#1. "The Edge of Glory"


Sounds Like: Born This Way's victory lap: a thousand '80s anthems' worth of drama, Gaga's best vocals yet and Clarence Clemons's glorious saxophone coming together to create something absolutely monstrous.

Pros: When "The Edge of Glory" dropped, we called it one of the best pop songs of the year, and we will defend that again today to anyone who disagrees. It's easy to write an anthem--we're pretty sure Max Martin alone has about 20 of them sitting on his hard drive--but it takes skill to go this high up the emotional scale without tottering off the peak. The choruses don't have an inch of space or sound to spare. If the lyrics got any more portentous, they'd sound computer-generated. And the amount of time Gaga devotes to the bridge would be ludicrous were it not a showcase for Clemons' sax, the deadliest, most unexpected weapon in Gaga's pop arsenal. Those synth-violin fanfares alongside him aren't just decoration; they're earned.
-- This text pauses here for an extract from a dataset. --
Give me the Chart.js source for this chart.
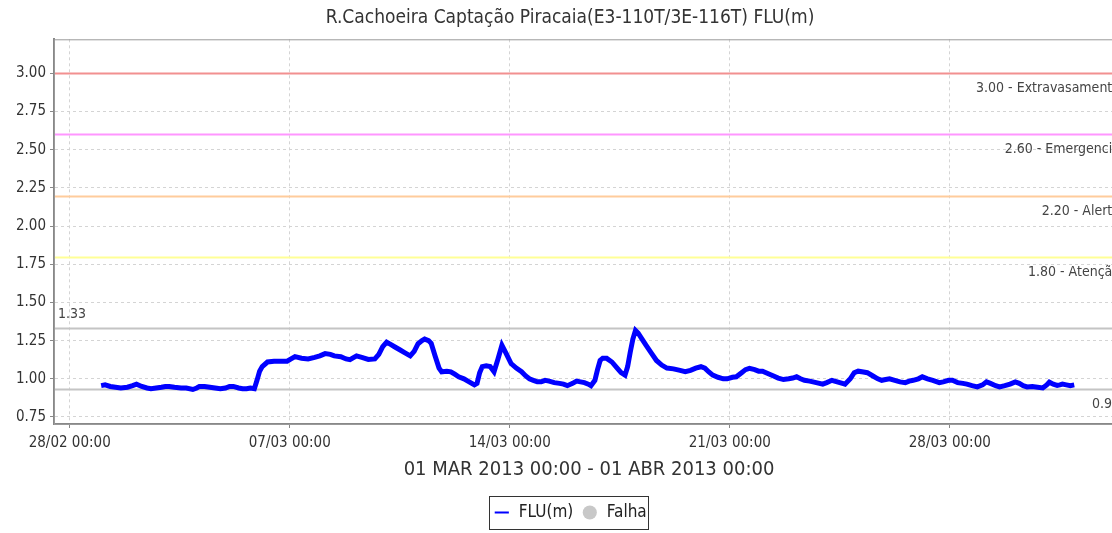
<!DOCTYPE html>
<html>
<head>
<meta charset="utf-8">
<script src="https://cdn.jsdelivr.net/npm/chart.js@4/dist/chart.umd.min.js"></script>
<style>
  html, body { margin: 0; padding: 0; background: #fff; overflow: hidden; }
  #wrap { width: 1140px; height: 533px; }
</style>
</head>
<body>
<div id="wrap"><canvas id="grafico" width="1140" height="533"></canvas></div>
<script>
// horas desde 28/02/2013 00:00
const horas = [24, 27, 31, 35, 39, 44, 48, 51, 55, 59, 62, 66, 70, 73, 76, 80, 85, 89, 94, 97,
  99, 103, 107, 111, 115, 119, 122, 125, 129, 132, 135, 138, 141, 143, 145, 147, 151, 156, 161, 166,
  169, 172, 177, 182, 187, 191, 195, 199, 202, 207, 211, 214, 217, 219, 223, 228, 233, 236, 239, 242,
  245, 248, 252, 256, 260, 263, 266, 269, 271, 274, 276, 279, 282, 284, 288, 291, 294, 297, 301, 305,
  309, 311, 313, 315, 318, 321, 324, 327, 330, 333, 337, 341, 345, 348, 351, 354, 357, 360, 363, 366,
  370, 374, 377, 380, 384, 387, 390, 393, 396, 398, 401, 403, 405, 407, 410, 414, 418, 421, 424, 426,
  428, 430, 432, 434, 437, 440, 444, 448, 452, 456, 461, 466, 470, 474, 478, 482, 485, 488, 491, 495,
  499, 502, 506, 509, 513, 516, 519, 523, 526, 529, 533, 537, 541, 545, 549, 552, 555, 558, 561, 565,
  570, 575, 578, 582, 586, 590, 592, 596, 599, 602, 606, 609, 613, 617, 620, 623, 626, 630, 634, 638,
  641, 644, 648, 651, 655, 659, 664, 667, 671, 674, 678, 682, 685, 689, 693, 697, 700, 703, 707, 710,
  714, 718, 722, 725, 728, 731, 735, 739, 743, 746, 748, 751, 754, 756, 758, 761, 764, 767];
const flu = [0.955, 0.96, 0.95, 0.945, 0.94, 0.945, 0.955, 0.965, 0.95, 0.94, 0.935, 0.94, 0.945, 0.95, 0.95, 0.945, 0.94, 0.94, 0.93, 0.94,
  0.95, 0.95, 0.945, 0.94, 0.935, 0.94, 0.95, 0.95, 0.94, 0.935, 0.935, 0.94, 0.935, 0.99, 1.05, 1.08, 1.11, 1.115, 1.115, 1.115,
  1.13, 1.145, 1.135, 1.13, 1.14, 1.15, 1.165, 1.16, 1.15, 1.145, 1.13, 1.125, 1.14, 1.15, 1.14, 1.127, 1.13, 1.16, 1.21, 1.24,
  1.225, 1.21, 1.19, 1.17, 1.15, 1.18, 1.23, 1.25, 1.26, 1.25, 1.232, 1.15, 1.07, 1.046, 1.05, 1.046, 1.03, 1.013, 1.0, 0.98,
  0.96, 0.97, 1.04, 1.08, 1.085, 1.08, 1.046, 1.13, 1.22, 1.17, 1.10, 1.07, 1.046, 1.02, 1.0, 0.99, 0.98, 0.98, 0.99, 0.985,
  0.975, 0.97, 0.965, 0.955, 0.97, 0.985, 0.98, 0.975, 0.965, 0.955, 0.99, 1.06, 1.12, 1.135, 1.134, 1.11, 1.07, 1.04, 1.024, 1.08,
  1.175, 1.26, 1.317, 1.30, 1.26, 1.22, 1.17, 1.12, 1.09, 1.07, 1.065, 1.055, 1.046, 1.055, 1.07, 1.079, 1.07, 1.045, 1.024, 1.01,
  1.0, 1.0, 1.01, 1.013, 1.04, 1.06, 1.068, 1.06, 1.05, 1.05, 1.035, 1.02, 1.005, 0.995, 1.0, 1.005, 1.013, 1.0, 0.99, 0.985,
  0.975, 0.965, 0.975, 0.99, 0.98, 0.97, 0.965, 1.0, 1.04, 1.05, 1.045, 1.04, 1.02, 1.0, 0.99, 0.995, 1.0, 0.99, 0.98, 0.975,
  0.985, 0.99, 1.0, 1.013, 1.0, 0.99, 0.975, 0.98, 0.99, 0.99, 0.975, 0.97, 0.965, 0.955, 0.947, 0.96, 0.98, 0.97, 0.955, 0.947,
  0.955, 0.965, 0.98, 0.97, 0.955, 0.947, 0.95, 0.945, 0.94, 0.96, 0.978, 0.965, 0.957, 0.96, 0.965, 0.96, 0.955, 0.96];

const yTicks = [0.75, 1.00, 1.25, 1.50, 1.75, 2.00, 2.25, 2.50, 2.75, 3.00];
const xTicks = [0, 168, 336, 504, 672];

// níveis de referência
const niveis = [3.00, 2.60, 2.20, 1.80];
const niveisTexto = ["3.00 - Extravasamento", "2.60 - Emergencia", "2.20 - Alerta", "1.80 - Atenção"];
const niveisCor = ["#f29090", "#ff96ff", "#ffcc9c", "#ffff96"];
const maxMin = [1.33, 0.93];

const fonte = "'DejaVu Sans Condensed', 'Liberation Sans Narrow', 'DejaVu Sans', sans-serif";
const inicio = new Date(2013, 1, 28, 0, 0);

function formataData(h) {
  const d = new Date(inicio.getTime() + h * 3600000);
  const p = (n) => String(n).padStart(2, "0");
  return p(d.getDate()) + "/" + p(d.getMonth() + 1) + " " + p(d.getHours()) + ":" + p(d.getMinutes());
}

const linhasRef = {
  id: "linhasRef",
  beforeDatasetsDraw(chart) {
    const ctx = chart.ctx;
    const area = chart.chartArea;
    const y = chart.scales.y;
    ctx.save();
    niveis.forEach((v, i) => {
      const py = Math.round(y.getPixelForValue(v)) + 0.5;
      ctx.strokeStyle = niveisCor[i];
      ctx.lineWidth = 2;
      ctx.beginPath();
      ctx.moveTo(area.left, py);
      ctx.lineTo(area.right, py);
      ctx.stroke();
      ctx.fillStyle = "#444";
      ctx.font = "14px " + fonte;
      ctx.textAlign = "right";
      ctx.textBaseline = "middle";
      ctx.fillText(niveisTexto[i], area.right - 4, py + 15);
    });
    maxMin.forEach((v, i) => {
      const py = Math.round(y.getPixelForValue(v)) + 0.5;
      ctx.strokeStyle = "#c4c4c4";
      ctx.lineWidth = 2;
      ctx.beginPath();
      ctx.moveTo(area.left, py);
      ctx.lineTo(area.right, py);
      ctx.stroke();
      ctx.fillStyle = "#444";
      ctx.font = "14px " + fonte;
      ctx.textBaseline = "middle";
      if (i === 0) {
        ctx.textAlign = "left";
        ctx.fillText(v.toFixed(2), area.left + 4, py - 14);
      } else {
        ctx.textAlign = "right";
        ctx.fillText(v.toFixed(2), area.right - 4, py + 15);
      }
    });
    ctx.restore();
  },
  afterDraw(chart) {
    const ctx = chart.ctx;
    const area = chart.chartArea;
    ctx.save();
    ctx.strokeStyle = "#999";
    ctx.lineWidth = 1;
    ctx.strokeRect(area.left + 0.5, area.top + 0.5, area.right - area.left, area.bottom - area.top);
    // caixa da legenda
    const boxes = chart.legend.legendHitBoxes;
    if (boxes && boxes.length) {
      let l = Infinity, r = -Infinity, t = Infinity, b = -Infinity;
      boxes.forEach((h) => {
        l = Math.min(l, h.left); r = Math.max(r, h.left + h.width);
        t = Math.min(t, h.top); b = Math.max(b, h.top + h.height);
      });
      ctx.strokeStyle = "#333";
      ctx.strokeRect(Math.round(l - 4) + 0.5, Math.round(t - 8) + 0.5, Math.round(r - l + 6), Math.round(b - t + 16));
    }
    ctx.restore();
  }
};

new Chart(document.getElementById("grafico"), {
  type: "line",
  data: {
    labels: horas,
    datasets: [
      {
        label: "FLU(m)",
        data: horas.map((h, i) => ({ x: h, y: flu[i] })),
        yAxisID: "y",
        borderColor: "#0000ff",
        backgroundColor: "#0000ff",
        borderWidth: 5,
        pointRadius: 0,
        tension: 0,
        pointStyle: "line"
      },
      {
        label: "Falha",
        data: [],
        yAxisID: "y",
        borderColor: "#c8c8c8",
        backgroundColor: "#c8c8c8",
        pointStyle: "circle",
        showLine: false
      }
    ]
  },
  options: {
    responsive: false,
    animation: false,
    layout: { padding: { left: 0, right: 0, top: 0, bottom: 2 } },
    plugins: {
      title: {
        display: true,
        text: "R.Cachoeira Captação Piracaia(E3-110T/3E-116T) FLU(m)",
        color: "#333",
        font: { family: fonte, size: 19, weight: "normal" },
        padding: { top: 7, bottom: 9.5 }
      },
      legend: {
        position: "bottom",
        labels: {
          color: "#222",
          font: { family: fonte, size: 17 },
          usePointStyle: true,
          boxHeight: 10,
          padding: 8,
          generateLabels(chart) {
            return [
              { text: "FLU(m)", pointStyle: "line", strokeStyle: "#0000ff", fillStyle: "#0000ff", lineWidth: 2, datasetIndex: 0, fontColor: "#222" },
              { text: "Falha", pointStyle: "circle", strokeStyle: "#c8c8c8", fillStyle: "#c8c8c8", lineWidth: 0, datasetIndex: 1, fontColor: "#222" }
            ];
          }
        }
      },
      tooltip: { enabled: false }
    },
    scales: {
      x: {
        type: "linear",
        min: -12,
        max: 805,
        afterBuildTicks(s) { s.ticks = xTicks.map((v) => ({ value: v })); },
        ticks: {
          color: "#333",
          font: { family: fonte, size: 15 },
          padding: 6,
          maxRotation: 0,
          callback: (v) => formataData(v)
        },
        grid: { color: "#d4d4d4", tickColor: "#888", tickLength: 4, lineWidth: 1 },
        border: { color: "#888", width: 2, dash: [3, 3] },
        title: {
          display: true,
          text: "01 MAR 2013 00:00 - 01 ABR 2013 00:00",
          color: "#333",
          font: { family: fonte, size: 20 },
          padding: { top: 0, bottom: 14 }
        }
      },
      y: {
        min: 0.704,
        max: 3.223,
        afterBuildTicks(s) { s.ticks = yTicks.map((v) => ({ value: v })); },
        afterFit(s) { s.width = 54; },
        ticks: {
          color: "#333",
          font: { family: fonte, size: 15 },
          padding: 4,
          callback: (v) => v.toFixed(2)
        },
        grid: { color: "#d4d4d4", tickColor: "#888", tickLength: 4, lineWidth: 1 },
        border: { color: "#888", width: 2, dash: [3, 3] }
      },
      // eixo vazio à direita, só reserva a margem
      margemDireita: {
        axis: "y",
        position: "right",
        min: 0,
        max: 1,
        afterFit(s) { s.width = 16; },
        ticks: { display: false },
        grid: { display: false, drawOnChartArea: false },
        border: { display: false }
      }
    }
  },
  plugins: [linhasRef]
});
</script>
</body>
</html>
But we knew that already. What brings "The Edge of Glory" to #1 is how well it holds up in context. Everything we've heard of Born This Way has been so snippetized and previewed and promoted past hell that it's easy to forget that it's an album, one that's supposed to be at least somewhat coherent. "The Edge of Glory" is the last track, and it crowns everything that comes before: the yearnings of "Marry the Night" and "You and I," the bumper-sticker mottos of "Born This Way" and "Bad Kids," the politics of "Americano," the religion of "Electric Chapel" and the scope of just about everything. We couldn't ask for a better conclusion.

Cons: Zero.

Yearbook Lyric: What else: "I'm on the edge of glory, and I'm hanging on a moment with you."

Gaga Hashtags: Saxophone, Pat Benatar, the word "tonight," freedom.